Sadly, since this is the first year, only time and experience will tell.
One of the things with belts is that on most maintenance schedules, there’s both a mileage recommendation and a time recommendation, with replacement at whichever comes first. Chains are pretty much usually good for the life of the engine.
If you check the Fordtechmakuloco channel on YouTube, he describes pretty well how Ford plays fast and loose with their maintenance schedules. So don’t be surprised if you need to spend several hours if you do it yourself, or over a grand if you trust a shop to do it; when the time comes to change some belt that provides an imperceptible advantage in the short term. Pretty much every EPA mileage improvement in the last decade has been at the expense of owners and if you factor in the shorter lifespan of modern vehicles along with the added maintenance costs, along with the inefficiencies that go along with those factors, I have little doubt that more oil is being burned in the long run chasing all these new problems for the sake of satisfying a test that doesn’t recognize the real world. Kind of like the early low water usage toilets that used half the water but had to be flushed three to four times as much. It’s the law of unintended consequences.

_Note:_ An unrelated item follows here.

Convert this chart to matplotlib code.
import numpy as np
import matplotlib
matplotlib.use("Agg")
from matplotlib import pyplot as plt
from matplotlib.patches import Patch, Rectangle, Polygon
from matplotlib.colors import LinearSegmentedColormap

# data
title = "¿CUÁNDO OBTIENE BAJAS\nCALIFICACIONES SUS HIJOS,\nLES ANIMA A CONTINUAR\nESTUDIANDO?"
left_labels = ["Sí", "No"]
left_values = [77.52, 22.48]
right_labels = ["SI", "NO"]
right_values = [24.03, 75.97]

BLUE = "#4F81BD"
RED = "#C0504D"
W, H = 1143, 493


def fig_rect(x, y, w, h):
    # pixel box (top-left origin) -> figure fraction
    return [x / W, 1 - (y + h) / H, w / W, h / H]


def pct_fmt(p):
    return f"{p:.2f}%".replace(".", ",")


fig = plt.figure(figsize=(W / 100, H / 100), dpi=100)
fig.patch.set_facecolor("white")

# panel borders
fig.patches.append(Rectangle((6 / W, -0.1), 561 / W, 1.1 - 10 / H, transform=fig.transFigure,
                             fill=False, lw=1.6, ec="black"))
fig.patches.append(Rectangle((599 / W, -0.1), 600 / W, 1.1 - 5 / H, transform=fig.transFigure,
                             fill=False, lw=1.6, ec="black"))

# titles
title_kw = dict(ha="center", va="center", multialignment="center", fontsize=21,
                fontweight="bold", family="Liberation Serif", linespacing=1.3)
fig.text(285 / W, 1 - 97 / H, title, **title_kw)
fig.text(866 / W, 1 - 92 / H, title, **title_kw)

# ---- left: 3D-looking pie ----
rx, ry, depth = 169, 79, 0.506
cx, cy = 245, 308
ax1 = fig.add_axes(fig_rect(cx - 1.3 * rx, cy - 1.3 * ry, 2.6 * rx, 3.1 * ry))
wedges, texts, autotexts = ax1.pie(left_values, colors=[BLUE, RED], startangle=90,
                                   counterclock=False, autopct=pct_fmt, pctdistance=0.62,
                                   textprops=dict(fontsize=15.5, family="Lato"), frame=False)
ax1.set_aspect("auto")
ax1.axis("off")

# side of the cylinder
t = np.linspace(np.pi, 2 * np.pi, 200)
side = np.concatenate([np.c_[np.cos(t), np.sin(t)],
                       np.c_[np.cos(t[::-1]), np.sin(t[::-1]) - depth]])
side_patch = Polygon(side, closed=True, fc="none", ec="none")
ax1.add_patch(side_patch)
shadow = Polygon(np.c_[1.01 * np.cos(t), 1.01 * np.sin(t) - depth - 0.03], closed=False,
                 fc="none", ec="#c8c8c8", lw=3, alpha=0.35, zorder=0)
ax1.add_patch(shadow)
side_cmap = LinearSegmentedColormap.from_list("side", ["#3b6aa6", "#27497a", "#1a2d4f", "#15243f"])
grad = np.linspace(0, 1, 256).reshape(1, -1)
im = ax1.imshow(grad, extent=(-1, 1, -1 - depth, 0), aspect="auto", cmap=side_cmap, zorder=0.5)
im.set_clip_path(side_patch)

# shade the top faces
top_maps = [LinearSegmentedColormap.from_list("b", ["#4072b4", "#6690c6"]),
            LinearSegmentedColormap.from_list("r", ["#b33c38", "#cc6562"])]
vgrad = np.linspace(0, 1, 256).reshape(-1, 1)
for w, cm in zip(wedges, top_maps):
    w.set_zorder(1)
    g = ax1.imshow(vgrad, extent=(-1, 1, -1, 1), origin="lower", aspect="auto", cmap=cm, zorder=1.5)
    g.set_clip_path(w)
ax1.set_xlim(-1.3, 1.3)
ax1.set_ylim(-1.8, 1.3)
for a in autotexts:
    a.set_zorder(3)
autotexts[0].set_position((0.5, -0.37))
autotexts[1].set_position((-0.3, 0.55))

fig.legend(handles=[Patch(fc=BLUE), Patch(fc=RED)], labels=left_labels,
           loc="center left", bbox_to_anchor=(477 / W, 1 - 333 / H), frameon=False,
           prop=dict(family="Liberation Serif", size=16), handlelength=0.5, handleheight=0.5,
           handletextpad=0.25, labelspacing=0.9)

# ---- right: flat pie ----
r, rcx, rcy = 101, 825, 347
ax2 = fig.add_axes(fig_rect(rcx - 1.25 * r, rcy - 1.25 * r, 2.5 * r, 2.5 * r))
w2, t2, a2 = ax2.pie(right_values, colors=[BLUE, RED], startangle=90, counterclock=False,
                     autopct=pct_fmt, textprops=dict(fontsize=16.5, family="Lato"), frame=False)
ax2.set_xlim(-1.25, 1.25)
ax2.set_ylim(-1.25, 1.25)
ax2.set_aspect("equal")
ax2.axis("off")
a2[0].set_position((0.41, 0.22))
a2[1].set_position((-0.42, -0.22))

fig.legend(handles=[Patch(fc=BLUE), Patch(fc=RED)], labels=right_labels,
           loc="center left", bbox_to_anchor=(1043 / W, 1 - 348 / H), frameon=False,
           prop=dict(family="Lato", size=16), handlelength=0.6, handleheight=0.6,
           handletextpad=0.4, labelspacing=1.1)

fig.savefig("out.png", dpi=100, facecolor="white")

Ford isn’t alone with this trend, other manufacturers are guilty of exaggerating their maintenance costs at the expense of longevity. Things like ‘sealed’ transmissions with ‘lifetime’ fluids, direct injection that cokes up the intake valves, cylinder deactivation that spontaneously deactivates the entire engine under 100K miles, and other concepts that are either a step backward longevity wise or simply not ready for prime time.

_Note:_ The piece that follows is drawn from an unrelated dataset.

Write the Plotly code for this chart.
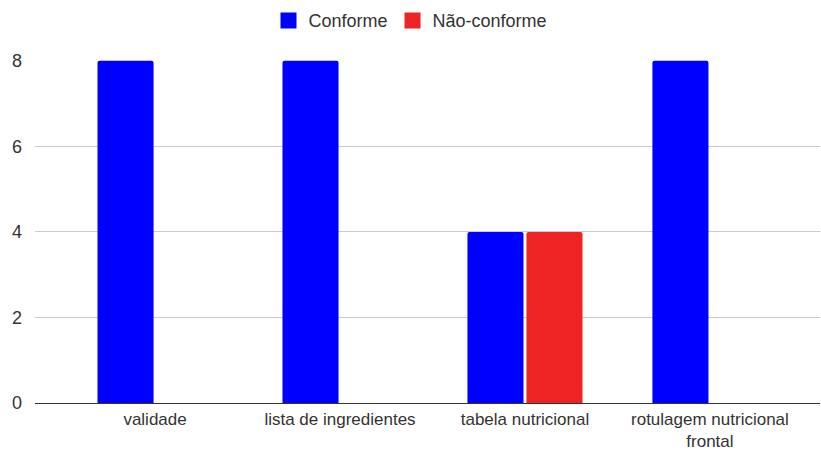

About the only real benefit of the newest generation of trucks is improved safety and performance.
Well said Pedaldude.
Now I want to know why did they stop hanging oil pumps on the crankshaft?
Chains wear and stretch, belts stretch and break. While a belt may be reinforced with Kevlar, that will merely increase its resistance to stress, not necessarily make it last longer. Materials have a certain shelf life and are degraded by heat. A metal chain is much less susceptible to these factors, and in a crank mounted situation, the crank will outlast the pump.